The district and the humanities center also are creating language kits that include games, DVDs and grammar booklets to encourage families to speak Ojibwe at home. The kits will be given to families in February. Oftentimes, Ojibwe parents don't know the language.

"I'm Ojibwe, and I don't speak the language," Denman-Wilke said. "We lost that in my family when my grandmother went to boarding school."

Ojibwe tribes also are reaching out to adults who want to learn the language. The Mille Lacs band, for instance, offers an Ojibwe Language Master/Apprentice Program for adults who want to speak the language.

Adult students and their families can attend language-immersion camps in the summer, and community members can attend weekly language roundtables to practice the language.

"We can teach the language in the school, but when they go home, the language isn't there," Mille Lacs education commissioner Shingobe said.

IT'S ALL ABOUT RESPECT
Kingbird teaches a drumming class for high-schoolers at Nay Ah Shing. He tells the young men that when they sit around the drums, it's all about respect. The drummers are taking on a big responsibility — they're the messengers, the vehicle for sending spiritual messages.

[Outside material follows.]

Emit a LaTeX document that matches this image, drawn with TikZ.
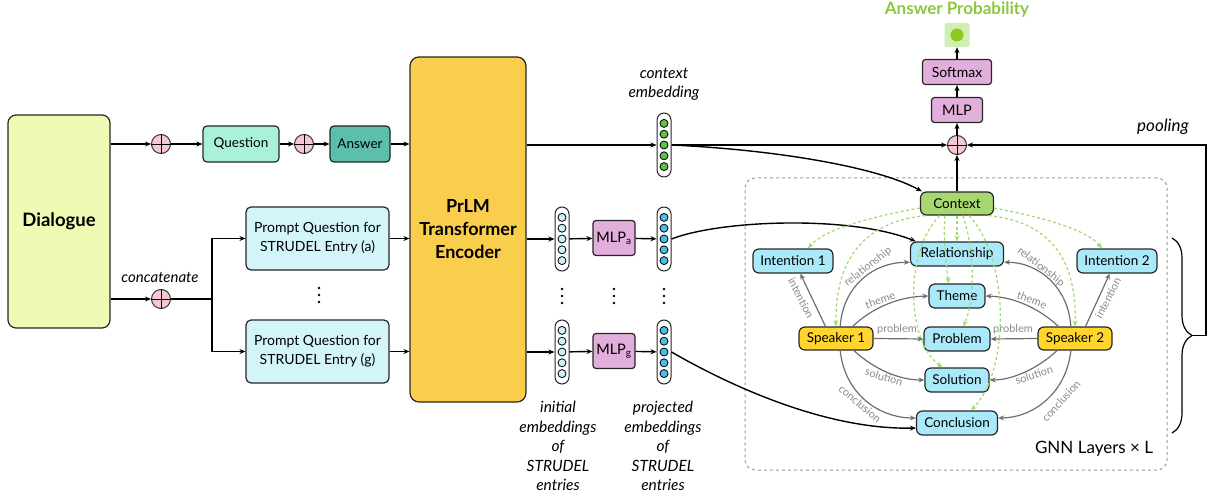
\documentclass[tikz,border=0pt]{standalone}
\usepackage{fontspec}
\setmainfont{Lato}
\usetikzlibrary{arrows.meta,decorations.pathreplacing,calc}
\definecolor{dialfill}{HTML}{F1FAB4}
\definecolor{qfill}{HTML}{A9F2D9}
\definecolor{afill}{HTML}{5CBFAD}
\definecolor{promptfill}{HTML}{D3F5FA}
\definecolor{prlmfill}{HTML}{F9CE4D}
\definecolor{mlpfill}{HTML}{E2AEDB}
\definecolor{pinkfill}{HTML}{F6C9D2}
\definecolor{vgreen}{HTML}{5CC144}
\definecolor{vblue}{HTML}{4DBCE9}
\definecolor{vlight}{HTML}{CBF1F9}
\definecolor{cyanfill}{HTML}{A9E9F9}
\definecolor{ctxfill}{HTML}{A7D770}
\definecolor{spkfill}{HTML}{FFD52E}
\definecolor{dashgreen}{HTML}{9DDB6E}
\definecolor{edgegray}{HTML}{6E6E6E}
\definecolor{labgray}{HTML}{8A8A8A}
\definecolor{probgreen}{HTML}{8DC63F}
\definecolor{probsq}{HTML}{D2EEB5}
\definecolor{probdot}{HTML}{8CCB1A}
\definecolor{boxgray}{HTML}{9A9A9A}
\newcommand\dotvec[4]{%
  \node[vecbox] (#1) at (#2,#3) {};
  \foreach \k in {-2,...,2} \draw[fill=#4, line width=0.8pt] (#2,{#3+\k*10.8}) circle (4pt);}
\newcommand\plusnode[3]{%
  \node[plusc] (#1) at (#2,#3) {};
  \draw[line width=0.9pt] (#1.north) -- (#1.south) (#1.west) -- (#1.east);}
\newcommand\vdotsnode[3]{%
  \node[minimum width=4pt, minimum height=16pt] (#1) at (#2,#3) {};
  \foreach \k in {-1,0,1} \fill (#2,{#3+\k*7}) circle (1.4pt);}
\begin{document}
\begin{tikzpicture}[x=1pt,y=-1pt,
  every node/.style={font=\fontsize{13.5}{16}\selectfont, inner sep=0pt},
  box/.style={draw=black!85, line width=1.2pt, rounded corners=4pt, align=center},
  ar/.style={-{Stealth[length=6pt,width=5pt]}, line width=1.4pt},
  gedge/.style={-{Stealth[length=6pt,width=5pt]}, line width=1.2pt, draw=edgegray},
  gdash/.style={-{Stealth[length=6pt,width=5pt]}, line width=1.2pt, draw=dashgreen, dash pattern=on 3pt off 2.5pt},
  elab/.style={font=\fontsize{11}{12}\selectfont, text=labgray},
  plusc/.style={circle, draw=black!80, fill=pinkfill, minimum size=19pt, line width=1pt},
  gnode/.style={box, fill=cyanfill, minimum height=24pt, rounded corners=6pt},
  vecbox/.style={draw=black!85, line width=1pt, rounded corners=7pt, minimum width=14pt, minimum height=64pt, fill=white},
  ital/.style={font=\itshape\fontsize{15.5}{19.5}\selectfont, align=center},
]
\useasboundingbox (0,0) rectangle (1212,497);

% GNN frame
\node[draw=boxgray, dashed, line width=1pt, rounded corners=10pt, minimum width=422pt, minimum height=292pt] (gnnbox) at (956,324) {};
\node[font=\fontsize{17}{20}\selectfont] (gnnlab) at (1094,449) {GNN Layers × L};

% left part
\node[box, fill=dialfill, minimum width=102pt, minimum height=213pt, rounded corners=8pt, font=\bfseries\fontsize{18.5}{22}\selectfont] (dialogue) at (59,221.5) {Dialogue};
\plusnode{p1}{161}{144}
\plusnode{p2}{304}{144}
\plusnode{p3}{161}{299}
\node[box, fill=qfill, minimum width=76pt, minimum height=36pt] (question) at (241,144) {Question};
\node[box, fill=afill, minimum width=60pt, minimum height=36pt] (answer) at (360,144) {Answer};
\node[font=\itshape\fontsize{15}{17}\selectfont] (concat) at (160,278) {concatenate};
\node[box, fill=promptfill, minimum width=143pt, minimum height=63pt, rounded corners=5pt, align=center, font=\fontsize{14}{19}\selectfont] (prompta) at (317.5,238.5) {Prompt Question for\\STRUDEL Entry (a)};
\node[box, fill=promptfill, minimum width=143pt, minimum height=63pt, rounded corners=5pt, align=center, font=\fontsize{14}{19}\selectfont] (promptg) at (317.5,351.5) {Prompt Question for\\STRUDEL Entry (g)};
\vdotsnode{pdots}{319}{295}
\coordinate (br) at (212,299);

\node[box, fill=prlmfill, minimum width=116pt, minimum height=345pt, rounded corners=9pt, font=\bfseries\fontsize{18}{23}\selectfont] (prlm) at (468,229.5) {PrLM\\Transformer\\Encoder};

\draw[ar] (dialogue.east |- p1) -- (p1);
\draw[ar] (p1) -- (question);
\draw[ar] (question) -- (p2);
\draw[ar] (p2) -- (answer);
\draw[ar] (answer) -- (answer -| prlm.west);
\draw[ar] (dialogue.east |- p3) -- (p3);
\draw[line width=1.4pt] (p3) -- (br);
\draw[ar] (br) |- (prompta);
\draw[ar] (br) |- (promptg);
\draw[ar] (prompta) -- (prompta -| prlm.west);
\draw[ar] (promptg) -- (promptg -| prlm.west);

% embeddings
\dotvec{ctxvec}{664}{145}{vgreen}
\dotvec{inita}{562}{239}{vlight}
\dotvec{initg}{562}{352}{vlight}
\dotvec{proja}{664}{239}{vblue}
\dotvec{projg}{664}{352}{vblue}
\node[box, fill=mlpfill, minimum width=42pt, minimum height=35pt, rounded corners=3pt, font=\fontsize{14.5}{16}\selectfont] (mlpa) at (614,238) {MLP\textsubscript{a}};
\node[box, fill=mlpfill, minimum width=42pt, minimum height=35pt, rounded corners=3pt, font=\fontsize{14.5}{16}\selectfont] (mlpg) at (614,351) {MLP\textsubscript{g}};
\vdotsnode{d1}{562}{296}
\vdotsnode{d2}{614}{296}
\vdotsnode{d3}{664}{296}
\node[ital] (ctxlab) at (664,84) {context\\embedding};
\node[ital] (initlab) at (558,446) {initial\\embeddings\\of\\STRUDEL\\entries};
\node[ital] (projlab) at (663,446) {projected\\embeddings\\of\\STRUDEL\\entries};

\draw[ar] (prlm.east |- ctxvec) -- (ctxvec);
\draw[ar] (prlm.east |- inita) -- (inita);
\draw[ar] (prlm.east |- initg) -- (initg);
\draw[ar] (inita) -- (mlpa);
\draw[ar] (mlpa) -- (proja);
\draw[ar] (initg) -- (mlpg);
\draw[ar] (mlpg) -- (projg);

% top right
\plusnode{pd}{957}{145}
\node[box, fill=mlpfill, minimum width=51pt, minimum height=25pt, rounded corners=3pt, font=\fontsize{14.5}{16}\selectfont] (mlptop) at (957,110) {MLP};
\node[box, fill=mlpfill, minimum width=69pt, minimum height=25pt, rounded corners=3pt, font=\fontsize{14}{16}\selectfont] (softmax) at (957,72) {Softmax};
\node[fill=probsq, minimum width=25pt, minimum height=24pt, rounded corners=2pt] (prob) at (957,35) {};
\fill[probdot] (prob.center) circle (6.5pt);
\node[font=\bfseries\fontsize{17}{20}\selectfont, text=probgreen] (aptitle) at (957,10) {Answer Probability};
\node[font=\itshape\fontsize{17}{20}\selectfont] (poollab) at (1163,127) {pooling};
\draw[ar] (pd) -- (mlptop);
\draw[ar] (mlptop) -- (softmax);
\draw[ar] (softmax) -- (prob);
\draw[ar] (ctxvec) -- (pd);

% graph nodes
\node[box, fill=ctxfill, minimum width=73pt, minimum height=23pt, rounded corners=6pt] (context) at (957,203.5) {Context};
\node[gnode, minimum width=93pt] (relationship) at (957,254) {Relationship};
\node[gnode, minimum width=80pt] (intention1) at (793,261) {Intention 1};
\node[gnode, minimum width=80pt] (intention2) at (1117,261) {Intention 2};
\node[gnode, minimum width=56pt] (theme) at (957,296) {Theme};
\node[gnode, minimum width=66pt] (problem) at (957,339) {Problem};
\node[gnode, minimum width=64pt] (solution) at (957,380) {Solution};
\node[gnode, minimum width=81pt] (conclusion) at (957,423) {Conclusion};
\node[box, fill=spkfill, minimum width=74pt, minimum height=23pt, rounded corners=6pt] (speaker1) at (836,338.5) {Speaker 1};
\node[box, fill=spkfill, minimum width=74pt, minimum height=23pt, rounded corners=6pt] (speaker2) at (1075,338.5) {Speaker 2};

\draw[ar] (context) -- (pd);
\draw[ar] (ctxvec.east) .. controls (780,150) and (880,168) .. (context.161);
\draw[ar] (proja.east) .. controls (720,220) and (850,215) .. (relationship.163);
\draw[ar] (projg.east) .. controls (720,380) and (820,430) .. (conclusion.187);

% speaker edges
\draw[gedge] (speaker1.131) -- (intention1.-60);
\draw[gedge] (speaker1.71) .. controls (843,285) and (875,262) .. (relationship.190);
\draw[gedge] (speaker1.36) .. controls (870,310) and (895,297) .. (theme.west);
\draw[gedge] (speaker1.east) -- (problem.west);
\draw[gedge] (speaker1.-34) .. controls (875,370) and (900,380) .. (solution.west);
\draw[gedge] (speaker1.-71) .. controls (845,395) and (880,418) .. (conclusion.173);
\draw[gedge] (speaker2.49) -- (intention2.-120);
\draw[gedge] (speaker2.109) .. controls (1068,285) and (1036,262) .. (relationship.-10);
\draw[gedge] (speaker2.144) .. controls (1041,310) and (1016,297) .. (theme.east);
\draw[gedge] (speaker2.west) -- (problem.east);
\draw[gedge] (speaker2.-146) .. controls (1036,370) and (1011,380) .. (solution.east);
\draw[gedge] (speaker2.-109) .. controls (1066,395) and (1031,418) .. (conclusion.7);

\node[elab, rotate=-63] (l1) at (801,298) {intention};
\node[elab, rotate=38] (l2) at (868,267) {relationship};
\node[elab, rotate=20] (l3) at (880,300) {theme};
\node[elab] (l4) at (897,329) {problem};
\node[elab, rotate=-18] (l5) at (884,377) {solution};
\node[elab, rotate=-40] (l6) at (860,404) {conclusion};
\node[elab, rotate=63] (r1) at (1108,298) {intention};
\node[elab, rotate=-38] (r2) at (1041,267) {relationship};
\node[elab, rotate=-20] (r3) at (1032,300) {theme};
\node[elab] (r4) at (1013,329) {problem};
\node[elab, rotate=18] (r5) at (1034,375) {solution};
\node[elab, rotate=48] (r6) at (1061,401) {conclusion};

% context dashed edges
\draw[gdash] (context.187) .. controls (880,215) and (825,228) .. (intention1.40);
\draw[gdash] (context.201) .. controls (862,222) and (835,262) .. (speaker1.90);
\draw[gdash] (context.215) .. controls (905,250) and (905,340) .. (solution.139);
\draw[gdash] (context.225) .. controls (943,240) and (946,262) .. (theme.124);
\draw[gdash] (context.south) -- (relationship.north);
\draw[gdash] (context.-64) .. controls (975,250) and (975,300) .. (problem.63);
\draw[gdash] (context.-45) .. controls (1010,260) and (1010,370) .. (conclusion.42);
\draw[gdash] (context.-21) .. controls (1052,222) and (1077,262) .. (speaker2.90);
\draw[gdash] (context.-7) .. controls (1031,215) and (1086,228) .. (intention2.140);

% brace and pooling
\draw[decorate, decoration={brace, amplitude=20pt}, line width=1.2pt] (1172,238) -- (1172,433);
\coordinate (brtip) at (1192,335.5);
\coordinate (pcorner) at (1206,335.5);
\draw[ar] (brtip) -- (pcorner) |- (pd);
\end{tikzpicture}
\end{document}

When he was a young man, Kingbird said, he did not want to recognize the meaning behind drumming and dismissed it as a bunch of men screaming and hollering.

"I understood what they were doing deep down inside," Kingbird said. "I just didn't want to admit it."

Kingbird grew up in Ponemah, Minn., on the Red Lake reservation, one of the most traditional American Indian communities in the state. Even in places like that, Treuer said, only about 10 percent of residents may be fluent in their native language.

Kingbird grew up speaking Ojibwe. He said many elders who are fluent were afraid to speak the language publicly because they were ridiculed.

Now, it's not taboo, and younger members are embracing the language and culture.

"It's changing," Kingbird said. "They're empowering them to come forward. The respect for elders and the culture is really strong and really coming back."